We hadden niet de indruk dat we met iemand stonden te praten die ongeneeslijk ziek is…
„Ik vind vrolijkheid in deze hobby. Ik word hier positief van, ik word er blij van als ik weer een mooie vogel zie of een mooie plaat heb geschoten. Dan denk je: yes, dat heb ik toch maar weer gedaan. Kijk, je kunt op de bank blijven zitten en je slecht voelen, maar dat helpt niet. Je moet doorgaan, het leven gaat ook door. Ik ben niet iemand die zegt: het is allemaal over, ik wacht op het einde. Nee, ik blijf léven tot het echt niet meer kan. Dat moment komt een keer, maar ik probeer het zo lang mogelijk uit te stellen.”

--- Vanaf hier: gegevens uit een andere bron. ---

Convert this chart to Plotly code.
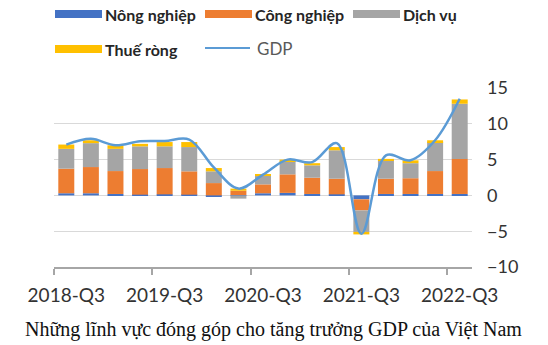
import plotly.graph_objects as go

categories = ["2018-Q3", "2018-Q4", "2019-Q1", "2019-Q2", "2019-Q3", "2019-Q4",
              "2020-Q1", "2020-Q2", "2020-Q3", "2020-Q4", "2021-Q1", "2021-Q2",
              "2021-Q3", "2021-Q4", "2022-Q1", "2022-Q2", "2022-Q3"]
nong_nghiep = [0.3, 0.3, 0.2, 0.1, 0.15, 0.1, -0.1, 0.05, 0.3, 0.35, 0.2, 0.15, -0.55, 0.2, 0.2, 0.2, 0.2]
cong_nghiep = [3.43, 3.66, 3.2, 3.58, 3.67, 3.26, 1.72, 0.6, 1.24, 2.59, 2.27, 2.18, -1.55, 2.13, 2.2, 3.2, 4.9]
dich_vu = [2.77, 3.34, 3.1, 3.17, 3.03, 3.39, 1.64, -0.45, 1.21, 1.86, 1.73, 3.97, -3.0, 2.57, 2.1, 4.05, 7.7]
thue_rong = [0.6, 0.4, 0.5, 0.35, 0.6, 0.7, 0.46, 0.3, 0.18, 0.2, 0.3, 0.45, -0.35, 0.2, 0.4, 0.25, 0.6]
gdp = [7.1, 7.9, 7.0, 7.55, 7.6, 7.8, 3.9, 0.95, 2.9, 5.0, 4.65, 7.3, -5.35, 5.6, 4.9, 7.7, 13.5]
tick_labels = ["2018-Q3", "2019-Q3", "2020-Q3", "2021-Q3", "2022-Q3"]
y_ticks = [-10, -5, 0, 5, 10, 15]

x = list(range(len(categories)))
series = [
    ("Nông nghiệp", nong_nghiep, "#4472C4"),
    ("Công nghiệp", cong_nghiep, "#ED7D31"),
    ("Dịch vụ", dich_vu, "#A5A5A5"),
    ("Thuế ròng", thue_rong, "#FFC000"),
]

fig = go.Figure()
for name, vals, col in series:
    fig.add_trace(go.Bar(x=x, y=vals, name=name, marker=dict(color=col, line=dict(width=0)),
                         customdata=categories, showlegend=False))
fig.add_trace(go.Scatter(x=x, y=gdp, name="GDP", mode="lines",
                         line=dict(color="#5B9BD5", width=2.5, shape="spline", smoothing=1),
                         showlegend=False))

W, H = 548, 345
L, R, T, B = 54, 76, 88, 78
pw, ph = W - L - R, H - T - B

def px(xp):
    return (xp - L) / pw

def py(yp):
    return (H - B - yp) / ph

shapes = []
annotations = []
legend_items = [
    ("Nông nghiệp", "#4472C4", "bar", 55, 14),
    ("Công nghiệp", "#ED7D31", "bar", 205, 14),
    ("Dịch vụ", "#A5A5A5", "bar", 353, 14),
    ("Thuế ròng", "#FFC000", "bar", 55, 49),
    ("GDP", "#5B9BD5", "line", 205, 48),
]
for name, col, kind, x0, yc in legend_items:
    if kind == "bar":
        shapes.append(dict(type="rect", xref="paper", yref="paper",
                           x0=px(x0), x1=px(x0 + 47), y0=py(yc + 4), y1=py(yc - 4),
                           fillcolor=col, line=dict(width=0)))
        annotations.append(dict(text="<b>" + name + "</b>", xref="paper", yref="paper",
                                x=px(x0 + 48), y=py(yc), xanchor="left", yanchor="middle",
                                showarrow=False, font=dict(family="Lato", size=16, color="#262626")))
    else:
        shapes.append(dict(type="line", xref="paper", yref="paper",
                           x0=px(x0), x1=px(x0 + 45), y0=py(yc), y1=py(yc),
                           line=dict(color=col, width=2)))
        annotations.append(dict(text=name, xref="paper", yref="paper",
                                x=px(x0 + 50), y=py(yc), xanchor="left", yanchor="middle",
                                showarrow=False, font=dict(family="Lato", size=17, color="#595959")))

annotations.append(dict(text="Những lĩnh vực đóng góp cho tăng trưởng GDP của Việt Nam",
                        xref="paper", yref="paper", x=px(273), y=py(329),
                        xanchor="center", yanchor="middle", showarrow=False,
                        font=dict(family="Liberation Serif", size=20, color="#111111")))

label_vals = [categories.index(t) for t in tick_labels]
boundary_vals = [v - 0.5 for v in label_vals]

fig.update_layout(
    width=W, height=H,
    margin=dict(l=L, r=R, t=T, b=B),
    paper_bgcolor="white", plot_bgcolor="white",
    barmode="relative", bargap=0.35,
    shapes=shapes, annotations=annotations,
    xaxis=dict(range=[-0.5, len(categories) - 0.5], tickvals=label_vals, ticktext=tick_labels,
               ticks="", showgrid=False, ticklabelstandoff=10,
               minor=dict(tickvals=boundary_vals, ticks="outside", ticklen=6,
                          tickcolor="#A6A6A6", tickwidth=1.5, showgrid=False),
               showline=True, linecolor="#A6A6A6", linewidth=1.5, zeroline=False,
               tickfont=dict(family="Lato", size=19, color="#333333")),
    yaxis=dict(range=[-10, 15], tickvals=y_ticks, side="right", showgrid=True,
               gridcolor="#D9D9D9", gridwidth=1.2, zeroline=True, zerolinecolor="#D9D9D9",
               zerolinewidth=1.2, ticks="", ticklabelstandoff=14,
               tickfont=dict(family="Lato", size=18, color="#333333")),
)

fig.write_html("out.html")
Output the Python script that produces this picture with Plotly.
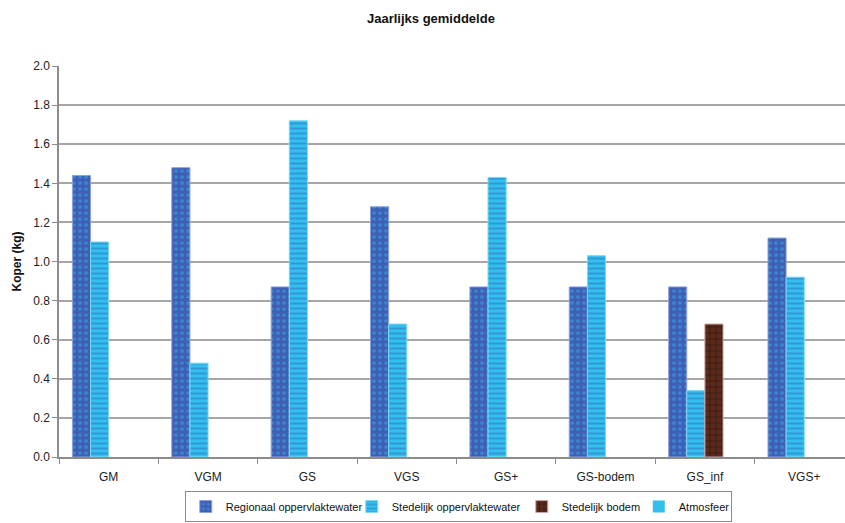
import plotly.graph_objects as go

# Jaarlijks gemiddelde koperbelasting per scenario (kg)
categories = ["GM", "VGM", "GS", "VGS", "GS+", "GS-bodem", "GS_inf", "VGS+"]

regionaal_oppervlaktewater = [1.44, 1.48, 0.87, 1.28, 0.87, 0.87, 0.87, 1.12]
stedelijk_oppervlaktewater = [1.10, 0.48, 1.72, 0.68, 1.43, 1.03, 0.34, 0.92]
stedelijk_bodem = [None, None, None, None, None, None, 0.68, None]
atmosfeer = [None, None, None, None, None, None, None, None]

y_ticks = [0.0, 0.2, 0.4, 0.6, 0.8, 1.0, 1.2, 1.4, 1.6, 1.8, 2.0]

FONT = "Liberation Sans, Arial, sans-serif"

# (name, values, marker, legend entry width)
series = [
    ("Regionaal oppervlaktewater", regionaal_oppervlaktewater,
     dict(color="#3F5FB5", line=dict(color="#8EA2DA", width=1),
          pattern=dict(shape=".", fgcolor="#35AEEA", size=6, solidity=0.3)), 121),
    ("Stedelijk oppervlaktewater", stedelijk_oppervlaktewater,
     dict(color="#33C0EE", line=dict(color="#7FD8F4", width=1),
          pattern=dict(shape="-", fgcolor="#2E6FC0", size=5, solidity=0.4)), 125),
    ("Stedelijk bodem", stedelijk_bodem,
     dict(color="#5B2A1C", line=dict(color="#C9A99F", width=1),
          pattern=dict(shape="+", fgcolor="#000000", size=6, solidity=0.2)), 72),
    ("Atmosfeer", atmosfeer,
     dict(color="#33BEEE", line=dict(width=0)), 47),
]

fig = go.Figure()
for name, values, marker, lw in series:
    fig.add_trace(go.Bar(name=name, x=categories, y=values, marker=marker,
                         legendwidth=lw))

fig.update_layout(
    width=845,
    height=523,
    barmode="group",
    bargap=0.27,
    bargroupgap=0,
    plot_bgcolor="white",
    paper_bgcolor="white",
    font=dict(family=FONT, size=12, color="#222222"),
    margin=dict(l=59, r=0, t=66, b=66),
    title=dict(
        text="<b>Jaarlijks gemiddelde</b>",
        x=0.51, xanchor="center", y=0.965, yanchor="middle",
        font=dict(family=FONT, size=13, color="#111111"),
    ),
    xaxis=dict(
        range=[-0.5, 7.41],
        automargin=False,
        showline=True, linecolor="#8C8C8C", linewidth=1.5,
        ticks="outside", tickson="boundaries", ticklen=5, tickcolor="#8C8C8C",
        showgrid=False,
        ticklabelstandoff=8,
        tickfont=dict(family=FONT, size=12, color="#222222"),
    ),
    yaxis=dict(
        range=[0, 2.0],
        automargin=False,
        tickvals=y_ticks,
        ticktext=[f"{v:.1f}" for v in y_ticks],
        showline=True, linecolor="#8C8C8C", linewidth=1.5,
        ticks="outside", ticklen=5, tickcolor="#8C8C8C",
        showgrid=True, gridcolor="#A6A6A6", gridwidth=1.5,
        zeroline=False,
        tickfont=dict(family=FONT, size=12, color="#222222"),
        title=dict(text="<b>Koper (kg)</b>", standoff=9,
                   font=dict(family=FONT, size=12, color="#111111")),
    ),
    legend=dict(
        orientation="h",
        x=0.508, xanchor="center",
        y=-0.087, yanchor="top",
        bordercolor="#8C8C8C", borderwidth=1,
        font=dict(family=FONT, size=11, color="#111111"),
        itemwidth=30,
        tracegroupgap=0,
    ),
)

fig.write_html("out.html")
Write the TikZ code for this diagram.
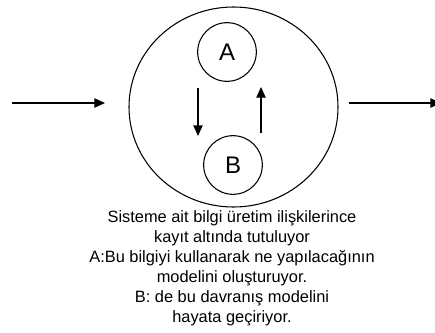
\documentclass[tikz,border=0pt]{standalone}
\usepackage{fontspec}
\setmainfont{Liberation Sans}
\usetikzlibrary{arrows.meta,positioning,shapes.geometric}

\begin{document}
\begin{tikzpicture}[x=0.75pt,y=-0.75pt,
		flow/.style={-{Triangle[length=8pt,width=7pt]},line width=1pt},
		part/.style={circle,draw,line width=0.8pt,minimum size=44pt,inner sep=0pt,font=\fontsize{18}{18}\selectfont}]
	
	\useasboundingbox (0,0) rectangle (435,332);
	
	% system and its two parts
	\node[ellipse,draw,line width=0.8pt,minimum width=156.75pt,minimum height=150pt] (sys) at (233.5,107) {};
	\node[part] (A) at (227,52) {A};
	\node[part] (B) at (233,165) {B};
	
	% input and output
	\coordinate (inS) at (12,103);
	\coordinate (inE) at (105,103);
	\coordinate (outS) at (349,103);
	\coordinate (outE) at (441,103);
	\draw[flow] (inS) -- (inE);
	\draw[flow] (outS) -- (outE);
	
	% A -> B and B -> A
	\coordinate (downS) at (198,88);
	\coordinate (downE) at (198,136);
	\coordinate (upS) at (261,133);
	\coordinate (upE) at (261,87);
	\draw[flow] (downS) -- (downE);
	\draw[flow] (upS) -- (upE);
	
	\node[align=center,font=\fontsize{12.3}{15}\selectfont] (note) at (232,268)
	{Sisteme ait bilgi üretim ilişkilerince\\ kayıt altında tutuluyor\\ A:Bu bilgiyi kullanarak ne yapılacağının\\ modelini oluşturuyor.\\ B: de bu davranış modelini\\ hayata geçiriyor.};
	
\end{tikzpicture}
\end{document}
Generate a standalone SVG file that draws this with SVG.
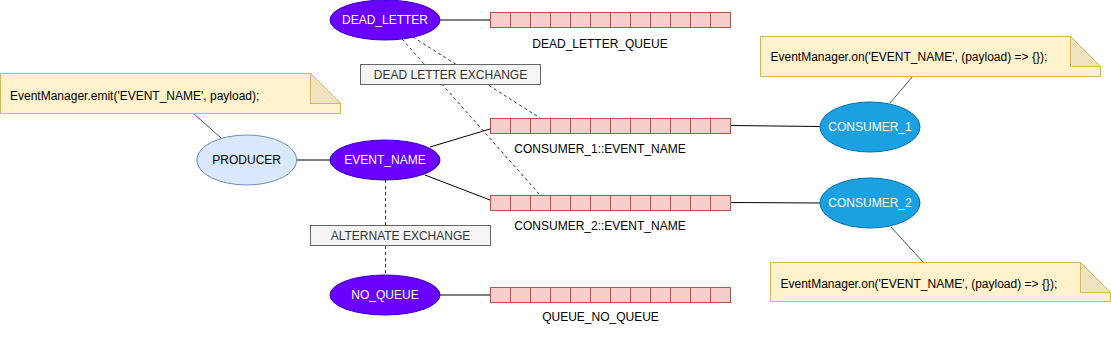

Je hebt deze hobby weer helemaal opgepakt toen je vanwege je ziekte zonder werk kwam te zitten?
„Toen ik ziek werd vroeg ik me af: wat gaan we doen? Bij deze hobby ben je in de natuur, in de buitenlucht, je bent bezig, je ziet de vogels. Hartstikke mooi, daar word ik blij van. Je komt mensen tegen, je doet sociale contacten op. Het is prachtig, een mooie hobby! Ik kan me er helemaal in uitleven en ik leer steeds weer dingen bij. De foto’s worden ook steeds mooier.”

Je straalt een enorme vrolijkheid uit.
„Dat zeggen er wel meer. Maar wat moet ik dan? Mensen zeggen ook dat ik er goed uitzie. Ze weten alleen niet wat er in mijn lichaam gebeurt, wat ik voel. Ik sta hier misschien heel vrolijk, maar ik heb wel last van mijn botten, van mijn rug.”

Waar komt je levenslust vandaan?
„Ik geloof dat ik zo ben opgevoed. Mijn moeder leeft nog en die heeft ook al heel veel meegemaakt. We gaan niet zitten sikkeneuren. Het leven gaat door en daar wil ik van genieten tot het over is. Pas als het over is, ga je rusten. In de tussentijd moet je wat van je leven maken. Ik hoor van mensen die zeggen dat hun leven voorbij is. Bij mij is dat niet zo.”

Moet jij in de huidige coronatijd niet extra voorzichtig zijn?
„Ik heb vanaf het begin van die coronatoestanden gezegd: ik vind het wel best, ik ga op pad. Ik laat me door niemand zeggen dat ik kwetsbaar ben en thuis moet zitten. Zo voel ik me ook niet.”

Dus voorlopig blijf jij vogels fotograferen?
Zeker weten! Ik haal hier kracht en positiviteit uit. Ik ga niet bij de pakken neerzitten, ik blijf dit doen zo lang het kan. En het maakt mij niet hoe ver ik er voor moet rijden, al is het twee uur.”